Link for those not familiar: http://en.wikipedia.org/wiki/Assassination_market

Personally, I think assassination markets could be a net benefit (think of the bounties on someone like Kim Jong-Il), but then, I like them enough that I write stories about them so I'm biased: http://www.gwern.net/fiction/The%20Ones%20Who%20Walk%20Towar...

"think of the bounties on someone like Kim Jong-Il"

Did you ever think of the bounties on anyone inconvenient to governments or big businesses? The founders of The Pirate Bay, Julian Assange and Bradley Manning, BP whistleblowers, environmental activists and climate scientists – would society be better off with them all dead?

One Kim Jong-Il is worth all of Pirate Bay combined, and heck, throw in Assange & Manning as well (they've informed the public, helped out the historians a lot, and caused some irritation, but I see few concrete changes to stack up against hundreds of thousands of dead).

So, yes, I did think of the inconvenient people.

think of the bounties on someone like Kim Jong-Il

Now think of the bounties on average folks like you and me in comparison.

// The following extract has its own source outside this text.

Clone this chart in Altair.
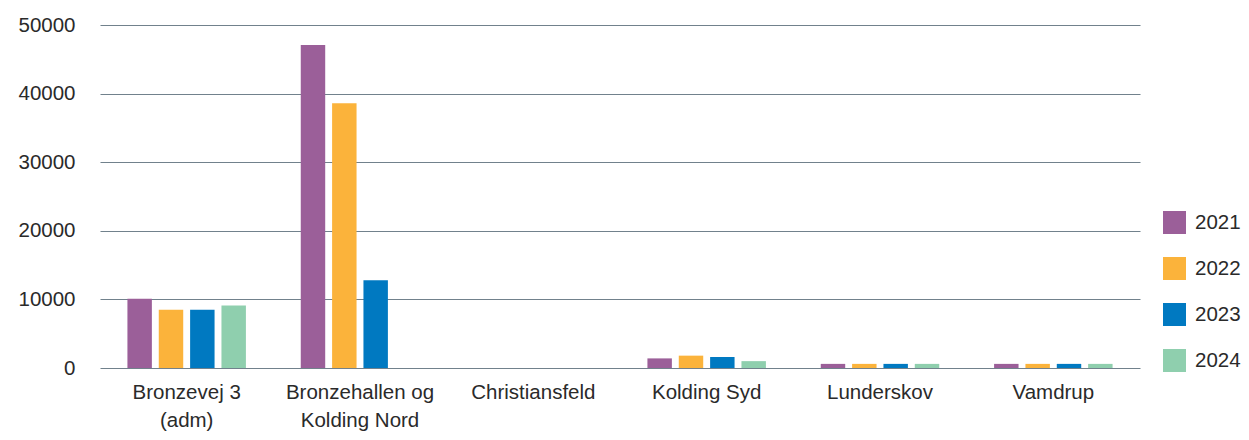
import altair as alt
import pandas as pd

categories = ["Bronzevej 3 (adm)", "Bronzehallen og Kolding Nord", "Christiansfeld",
              "Kolding Syd", "Lunderskov", "Vamdrup"]
years = ["2021", "2022", "2023", "2024"]
values_2021 = [10100, 47100, None, 1400, 600, 600]
values_2022 = [8500, 38600, None, 1800, 600, 600]
values_2023 = [8500, 12800, None, 1600, 600, 600]
values_2024 = [9100, None, None, 1000, 600, 600]
colors = ["#9b5f99", "#fbb33b", "#0079c1", "#8fcfae"]

rows = []
for yr, vals in zip(years, [values_2021, values_2022, values_2023, values_2024]):
    for c, v in zip(categories, vals):
        if v is not None:
            rows.append({"Område": c, "År": yr, "Værdi": v})
df = pd.DataFrame(rows)

label_expr = ("datum.label == 'Bronzevej 3 (adm)' ? ['Bronzevej 3', '(adm)'] : "
              "datum.label == 'Bronzehallen og Kolding Nord' ? ['Bronzehallen og', 'Kolding Nord'] : datum.label")

FONT = "Liberation Sans"
FS = 20.5
TXT = "#2a2a2a"

chart = alt.Chart(df).mark_bar().encode(
    x=alt.X("Område:N", sort=categories, title=None,
            scale=alt.Scale(domain=categories, paddingInner=0, paddingOuter=0),
            axis=alt.Axis(labelAngle=0, labelExpr=label_expr, domain=False, ticks=False,
                          labelPadding=14, labelLineHeight=28, labelFontSize=FS,
                          labelColor=TXT, labelFont=FONT)),
    xOffset=alt.XOffset("År:N", sort=years,
                        scale=alt.Scale(domain=years, paddingInner=0.22, paddingOuter=0.875)),
    y=alt.Y("Værdi:Q", title=None,
            scale=alt.Scale(domain=[0, 50000], nice=False),
            axis=alt.Axis(values=[0, 10000, 20000, 30000, 40000, 50000], format="d",
                          domain=False, ticks=False, labelPadding=25, labelFontSize=FS,
                          labelColor=TXT, labelFont=FONT,
                          gridColor="#71818c", gridWidth=1.2)),
    color=alt.Color("År:N", sort=years,
                    scale=alt.Scale(domain=years, range=colors),
                    legend=alt.Legend(title=None, orient="none", legendX=1063, legendY=186,
                                      symbolType="square", symbolSize=529, symbolStrokeWidth=0,
                                      rowPadding=23, labelOffset=9, labelFontSize=FS,
                                      labelColor=TXT, labelFont=FONT, padding=0)),
).properties(
    width=1040, height=343,
    autosize=alt.AutoSizeParams(type="none"),
    padding={"left": 92, "top": 17, "right": 101, "bottom": 64},
).configure_view(stroke=None)

chart.save("out.html", embed_options={"renderer": "svg", "actions": False})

That's right, our lives will instantly be worth pennies and there'll instantly many folks around with incentive to murder.

Pennies is a bit extreme. The risk in the enterprise is pretty high, expert assassins rare, and amatures likely to get caught.

While an expert assassin may take a job on a random Joe for on the order of a hundred dollars, an amateur with any sense will not, and therefor the price will be rather high.

And, even if assassinations of pedestrians becomes realistically common..On the order of car crash mortalities, its at least a cause of death that may make people consider how they act toward one another.

Right, because only bad people get assassinated.